The reactivity series or activity series is an empirical arrangement of metals, in order of "reactivity" from highest to lowest. In other words, the most reactive metal is presented at the top and the least reactive metal at the bottom.
Hence potassium is the most reactive metal and platinum the least reactive one. In the whole series, only two non-metals are included, which are carbon & hydrogen. Carbon helps in predicting the products formed during the extraction of iron in blast furnace and hydrogen is included because non-metals below it will not react with dilute acids.
In the reactivity series, as we move from bottom to top, the reactivity of metals increases.

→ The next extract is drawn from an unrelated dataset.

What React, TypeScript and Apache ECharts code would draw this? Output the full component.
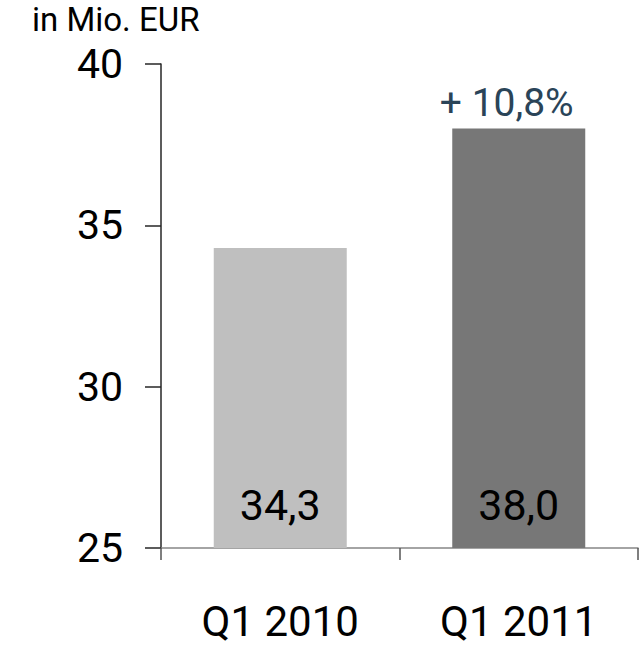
import React, { useEffect, useRef } from "react";
import * as echarts from "echarts";

const categories = ["Q1 2010", "Q1 2011"];
const values = [34.3, 38.0];
const valueLabels = ["34,3", "38,0"];
const barColors = ["#bfbfbf", "#777777"];
const growthLabel = "+ 10,8%";
const unitLabel = "in Mio. EUR";
const yMin = 25;
const yMax = 40;
const yInterval = 5;

const FONT = "Roboto";

export default function App() {
  const ref = useRef<HTMLDivElement>(null);
  useEffect(() => {
    document.body.style.margin = "0";
    const chart = echarts.init(ref.current!, null, { renderer: "svg" });
    chart.setOption({
      animation: false,
      textStyle: { fontFamily: FONT },
      grid: { left: 161, right: 3, top: 64, bottom: 98, containLabel: false },
      graphic: [
        {
          type: "text",
          left: 32,
          top: 3,
          style: {
            text: unitLabel,
            font: `33px "${FONT}"`,
            fill: "#000",
          },
        },
      ],
      xAxis: {
        type: "category",
        data: categories,
        axisLine: { lineStyle: { color: "#868686", width: 1.5 } },
        axisTick: { show: true, length: 12, lineStyle: { color: "#555555", width: 1.5 } },
        axisLabel: {
          fontSize: 42,
          color: "#000",
          margin: 52,
          fontFamily: FONT,
        },
      },
      yAxis: {
        type: "value",
        min: yMin,
        max: yMax,
        interval: yInterval,
        splitLine: { show: false },
        axisLine: { show: true, lineStyle: { color: "#262626", width: 1.5 } },
        axisTick: { show: true, length: 16, lineStyle: { color: "#262626", width: 1.5 } },
        axisLabel: {
          fontSize: 41,
          color: "#000",
          margin: 38,
          fontFamily: FONT,
        },
      },
      series: [
        {
          type: "bar",
          barWidth: 133,
          data: values.map((v, i) => ({
            value: v,
            itemStyle: { color: barColors[i] },
          })),
          label: {
            show: true,
            position: "insideBottom",
            distance: 22,
            fontSize: 43,
            color: "#000",
            fontFamily: FONT,
            formatter: (p: any) => valueLabels[p.dataIndex],
          },
          markPoint: {
            symbol: "circle",
            symbolSize: 0,
            data: [
              {
                coord: [categories[1], values[1]],
                label: {
                  show: true,
                  position: "top",
                  distance: 6,
                  offset: [-12, 0],
                  formatter: growthLabel,
                  fontSize: 39,
                  color: "#2a4458",
                  fontFamily: FONT,
                },
              },
            ],
          },
        },
      ],
    });
    return () => chart.dispose();
  }, []);
  return <div ref={ref} style={{ width: 641, height: 646 }} />;
}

Metals present at the top of the series can lose electrons more readily to form positive ions and corrode or tarnish more readily. They require more energy to be separated from their ores, and become stronger reducing agents, while metals present at the bottom of the series are good oxidizing agent.
By using the reactivity series, one can predict the products of displacement reaction. Each element in the reactivity series can be replaced from a compound by any of the elements above it. For example, magnesium metal can displace zinc ions in a solution.
Mg(s) + Zn2+ →→Zn(s) + Mg2+
The interval between metals in the reactivity series represents the reactivity of those metals towards each other.
If the interval between elements is larger, they will react more vigorously. The topmost five elements, form lithium to sodium are known as very active metals; hence they react with cold water to produce the hydroxide and hydrogen gas. For example, sodium forms sodium hydroxide and hydrogen gas with cold water.
2Na + 2H2O→→2NaOH + H2
From magnesium to chromium, elements are considered as active metals and they will react with very hot water or steam and form the oxide and hydrogen gas. For example, aluminum reacts with steam to form aluminum oxide and hydrogen gas.
2Al + 3H2O→→Al2O3+ 3H2
From iron to lead, metals can replace hydrogen from various acids like Hydrochloric acid, dilute sulfuric and nitric acids. Oxides of these metals undergo reduction when heated with hydrogen gas, carbon, or carbon monoxide. Till copper, metals can combine directly with oxygen and form metal oxide. Elements present at the bottom from mercury to gold are often found in the native form in nature and their oxides show thermal decomposition under mild conditions.